Markets are often the best place to find the best local food at the best prices. We had a day in Guatemala City before heading out to Antigua so we decided to check out the central market and gnaw at the tip of the iceberg called guatemala shopping.
And I quickly find out why. I ordered buche tacos. That would be pig’s stomach. There seems to be a confusion here, as buche also comes up as pig’s esophagus when searched on the interweb. But the lady who prepared my taco said it’s stomach so… buche tacos. And they ask if I want chicharron on it…. um… yes, obviously!The tacos were delicious. Very very crunchy chicharron crumbs, in fact I think I chipped a filling biting into it. While I go at those tacos, my eyes wonder with distraction and greed. I see some other weird looking stuff and I have to try it, it’s just in my nature.
Moronga=blood sausage. I will have some please.I’m not new to blood sausage, there’s blood sausage in Korean cuisine, but I’ve never tried it in a taco form. It’s good. I’m suddently intrigued by how they prepare it. And how blood sausage is made. Challenge possibility?
I’m not the one for flavored sodas and junky sweets so I give Mikey a look when he orders a purple soda. But this purple drink turns out to be perfect for washing down all that whatever I just ate. Not to kill and forget the flavors but just to freshen the pallet. 😉
For lunch we take a short walk from the hostel to 7 Caldos, a seafood restaurant that we had spotted on the way to the hostel. It starts bucketing rain as we pick at our seafood cocktail and pitcher of michelada.

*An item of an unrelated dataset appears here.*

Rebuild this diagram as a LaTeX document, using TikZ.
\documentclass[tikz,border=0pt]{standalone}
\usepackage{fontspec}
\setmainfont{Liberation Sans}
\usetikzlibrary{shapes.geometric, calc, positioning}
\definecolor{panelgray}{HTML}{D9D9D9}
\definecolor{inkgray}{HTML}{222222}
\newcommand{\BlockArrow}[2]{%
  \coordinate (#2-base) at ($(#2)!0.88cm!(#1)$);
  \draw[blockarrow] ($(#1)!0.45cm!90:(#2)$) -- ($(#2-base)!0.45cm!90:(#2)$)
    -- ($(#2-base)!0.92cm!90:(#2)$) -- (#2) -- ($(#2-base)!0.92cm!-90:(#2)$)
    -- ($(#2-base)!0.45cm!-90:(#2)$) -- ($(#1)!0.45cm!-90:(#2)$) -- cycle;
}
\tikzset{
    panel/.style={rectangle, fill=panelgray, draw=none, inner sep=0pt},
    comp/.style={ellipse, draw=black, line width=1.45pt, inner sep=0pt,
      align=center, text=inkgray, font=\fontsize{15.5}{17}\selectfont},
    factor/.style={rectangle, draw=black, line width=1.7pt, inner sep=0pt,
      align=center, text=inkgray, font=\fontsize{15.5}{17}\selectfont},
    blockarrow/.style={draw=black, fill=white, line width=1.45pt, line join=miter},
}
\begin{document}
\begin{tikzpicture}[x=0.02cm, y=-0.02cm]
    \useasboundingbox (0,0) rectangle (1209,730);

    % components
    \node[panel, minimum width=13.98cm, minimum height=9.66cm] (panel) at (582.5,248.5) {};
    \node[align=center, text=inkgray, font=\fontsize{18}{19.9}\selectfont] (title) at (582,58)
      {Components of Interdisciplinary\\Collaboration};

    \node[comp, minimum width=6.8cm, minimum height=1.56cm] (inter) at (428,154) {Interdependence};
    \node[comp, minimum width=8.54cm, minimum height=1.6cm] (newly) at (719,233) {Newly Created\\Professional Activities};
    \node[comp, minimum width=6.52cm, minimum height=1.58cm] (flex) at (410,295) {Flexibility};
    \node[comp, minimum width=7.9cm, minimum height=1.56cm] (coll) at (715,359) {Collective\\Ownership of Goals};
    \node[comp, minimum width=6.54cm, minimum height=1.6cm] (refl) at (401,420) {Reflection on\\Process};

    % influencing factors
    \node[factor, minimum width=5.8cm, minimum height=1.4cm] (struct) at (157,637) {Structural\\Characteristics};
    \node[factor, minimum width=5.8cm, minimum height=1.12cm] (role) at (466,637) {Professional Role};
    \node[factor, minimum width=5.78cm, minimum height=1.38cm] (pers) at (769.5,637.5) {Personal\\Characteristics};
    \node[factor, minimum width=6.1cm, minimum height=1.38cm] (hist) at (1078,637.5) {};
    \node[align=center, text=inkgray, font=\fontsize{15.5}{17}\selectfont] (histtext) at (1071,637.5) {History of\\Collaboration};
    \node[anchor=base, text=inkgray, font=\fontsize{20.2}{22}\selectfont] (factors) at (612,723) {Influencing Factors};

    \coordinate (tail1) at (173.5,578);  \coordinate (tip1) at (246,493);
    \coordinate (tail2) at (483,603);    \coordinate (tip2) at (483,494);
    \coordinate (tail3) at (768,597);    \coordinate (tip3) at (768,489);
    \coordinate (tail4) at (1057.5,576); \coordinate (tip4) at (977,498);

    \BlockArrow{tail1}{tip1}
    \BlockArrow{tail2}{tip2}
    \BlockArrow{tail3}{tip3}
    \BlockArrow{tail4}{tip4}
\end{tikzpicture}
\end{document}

That night we get into Antigua, a colonial town about 45 minutes from G. City that was once the capital of Guatemala. It’s Saturday night and there are street food vendors at the plaza outside of the beautiful church of La Merced. We pick up some tallboys and find a cart to eat at.
First I get a tostada with guacamole spread from one cart. Then I see another lady selling chile rellenos. So I get a thing of chile relleno and carefully place it on my tostada and top with beet and cabbage slaw. That relleno was stuffed right.

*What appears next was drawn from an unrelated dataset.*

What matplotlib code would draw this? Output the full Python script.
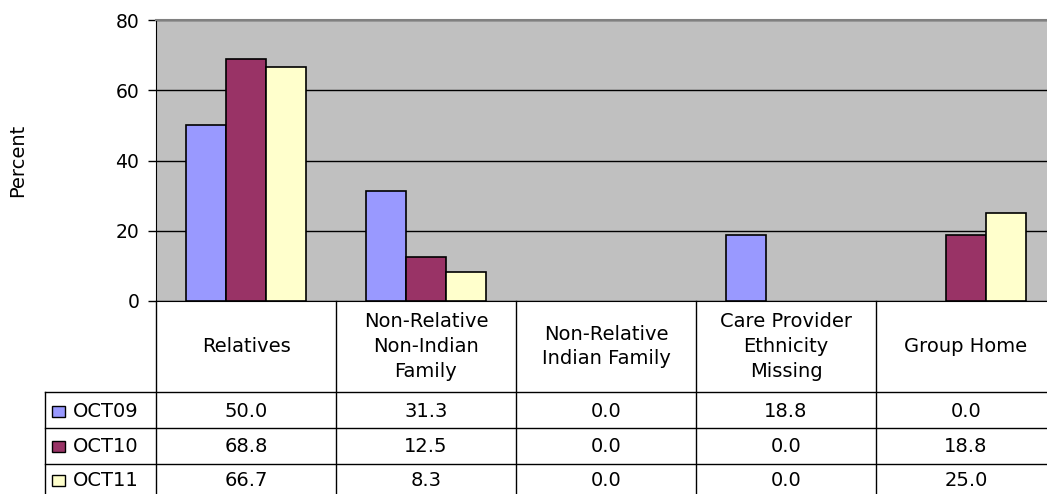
import matplotlib
matplotlib.use("Agg")
import matplotlib.pyplot as plt
from matplotlib.patches import Rectangle
from matplotlib.lines import Line2D
from matplotlib.transforms import blended_transform_factory
import numpy as np

categories = ["Relatives", "Non-Relative\nNon-Indian\nFamily", "Non-Relative\nIndian Family",
              "Care Provider\nEthnicity\nMissing", "Group Home"]
series_names = ["OCT09", "OCT10", "OCT11"]
oct09 = [50.0, 31.3, 0.0, 18.8, 0.0]
oct10 = [68.8, 12.5, 0.0, 0.0, 18.8]
oct11 = [66.7, 8.3, 0.0, 0.0, 25.0]
series_values = [oct09, oct10, oct11]
colors = ["#9999FF", "#993366", "#FFFFCC"]
yticks = [0, 20, 40, 60, 80]

W, H = 1047, 494
plt.rcParams["font.family"] = ["DejaVu Sans"]
fig = plt.figure(figsize=(W / 100, H / 100), dpi=100)

# plot area in pixel terms (left, top, right, zero line)
px_l, px_t, px_r, px_b = 156, 20, 1056, 301
ax = fig.add_axes([px_l / W, (H - px_b) / H, (px_r - px_l) / W, (px_b - px_t) / H])
ax.set_facecolor("#C0C0C0")

n = len(categories)
x = np.arange(n)
bw = 0.222
for i, (vals, col) in enumerate(zip(series_values, colors)):
    edge_w = [1.2 if v > 0 else 0 for v in vals]
    ax.bar(x + (i - 1) * bw, vals, width=bw, color=col, edgecolor="black",
           linewidth=edge_w, zorder=3)

ax.set_xlim(-0.5, n - 0.5)
ax.set_ylim(0, 80)
ax.set_yticks(yticks)
ax.set_yticklabels([str(t) for t in yticks], fontsize=13.5)
ax.yaxis.grid(True, color="black", linewidth=1.0, zorder=0)
ax.set_axisbelow(True)
ax.set_xticks([])
ax.tick_params(axis="y", direction="out", length=6, width=1, pad=6)
ax.spines["left"].set_color("black")
ax.spines["bottom"].set_color("black")
ax.spines["top"].set_color("#808080")
ax.spines["top"].set_linewidth(1.5)
ax.spines["right"].set_visible(False)
fig.text(18 / W, 1 - 160 / H, "Percent", rotation=90, ha="center", va="center", fontsize=14)

# data table under the plot
def fy(py):
    return 1 - py / H

def fx(px):
    return px / W

tr = blended_transform_factory(ax.transData, fig.transFigure)
row_lines = [392, 428, 464]
row_centers = [411, 446, 480]

for b in np.arange(n + 1) - 0.5:
    fig.add_artist(Line2D([b, b], [fy(px_b), fy(H + 2)], transform=tr, color="black", lw=1))
fig.add_artist(Line2D([fx(45), fx(45)], [fy(row_lines[0]), fy(H + 2)],
                      transform=fig.transFigure, color="black", lw=1))
for ry in row_lines:
    fig.add_artist(Line2D([fx(45), fx(W + 2)], [fy(ry), fy(ry)],
                          transform=fig.transFigure, color="black", lw=1))

for j, cat in enumerate(categories):
    fig.text(j, fy((px_b + row_lines[0]) / 2), cat, transform=tr, ha="center", va="center",
             fontsize=14, linespacing=1.4)

for i, (name, vals, col) in enumerate(zip(series_names, series_values, colors)):
    cy = row_centers[i]
    fig.add_artist(Rectangle((fx(52), fy(cy + 5.5)), 13 / W, 11 / H, transform=fig.transFigure,
                             facecolor=col, edgecolor="black", lw=1))
    fig.text(fx(73), fy(cy), name, ha="left", va="center", fontsize=14)
    for j, v in enumerate(vals):
        fig.text(j, fy(cy), f"{v:.1f}", transform=tr, ha="center", va="center", fontsize=14)

fig.savefig("out.png", dpi=100, facecolor="white")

There were a ton of beautiful old churches in Antigua so one day we took the day to walk around the whole city and sight-see. After about 11 churches in, we’re feeling hungry… and as we cram in yet another church and turn the corner… jackpot! In a big plaza, a few different carts grilling meat all smokey and smelling delicious.
Mikey gets longanisa, sausage.. and I get chicken, both served with rice, beans and tortillas. They use real charcoal, as in not processed, and these meats just had the deepest smokiest flavors embedded in them. I had to get another piece of chicken, it’s worth $1.

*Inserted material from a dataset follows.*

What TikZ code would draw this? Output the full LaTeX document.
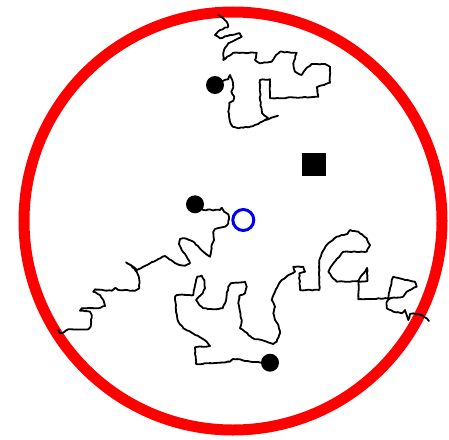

Strangely enough, there was a Korean restaurant in Antigua. Casa Korea. Considering that we ended up going there twice in 5 days… I guess there’s a market for that business after all. The food was… actually really good and authentic. Jojo, I thought of you as I ate my Kimchi Chigae.
After a few days in Antigua, we headed northwest towards Lake Atitlan. Roads were pretty gnarly getting there since there were a bunch of mudslides from all the rain they’ve had. Our van parked at a rest stop while trying to figure out the current conditions. We ordered some breakfast.A beautiful scramble with a weird cheese wedge… but no gallo pinto in sight. I’m good.
We arrive in Panajachel, a small town on the north edge of Lake Atitlan. After a boat tour of a couple different lake towns, we freshen up and go on a mission to find the Giant’s game somewhere. Street foods can be such distractions though, especially when you’re a bit hungry.
This dude clearly knew what he was doing because that smell was no joke. Despite the initial hesitation upon seeing that giant head of a pineapple on top of the skewer of meat (why!)… I had to overcome my fears and approach the cart to get a closer look at what was being cooked up on that grill of his.
The next day was the market day in Chichicastenango which is a town about 1 hour north of Panajachel. It’s kind of a must for tourist if you can catch market day which is only Thursday and Sunday. Here we found true fried chicken.
The pickled stuff in the jar… was spicy. I thought I might have overdone it but it turned out that I hadn’t (I didn’t get sick :))
All this spicy pickled stuff we’ve come across on our trip is making me want to delve into home pickling. In fact, I just ordered this book on amazon on pickling. I think we should all pickle. Challenge!
I really loved how cubical these pops were though. They stacked so nicely in the cooler. Like building blocks. This made me reminisce about the time when Jojo and I would talk about doing a gourmet popsicle cart.
Now some market shots…
A drink to note: Mojito I got in Flores towards the end of Guatemala trip. It was blended, green and slushy. I liked because in a mojito you can never get that piece of mint leaf through your straw. Here, no problem.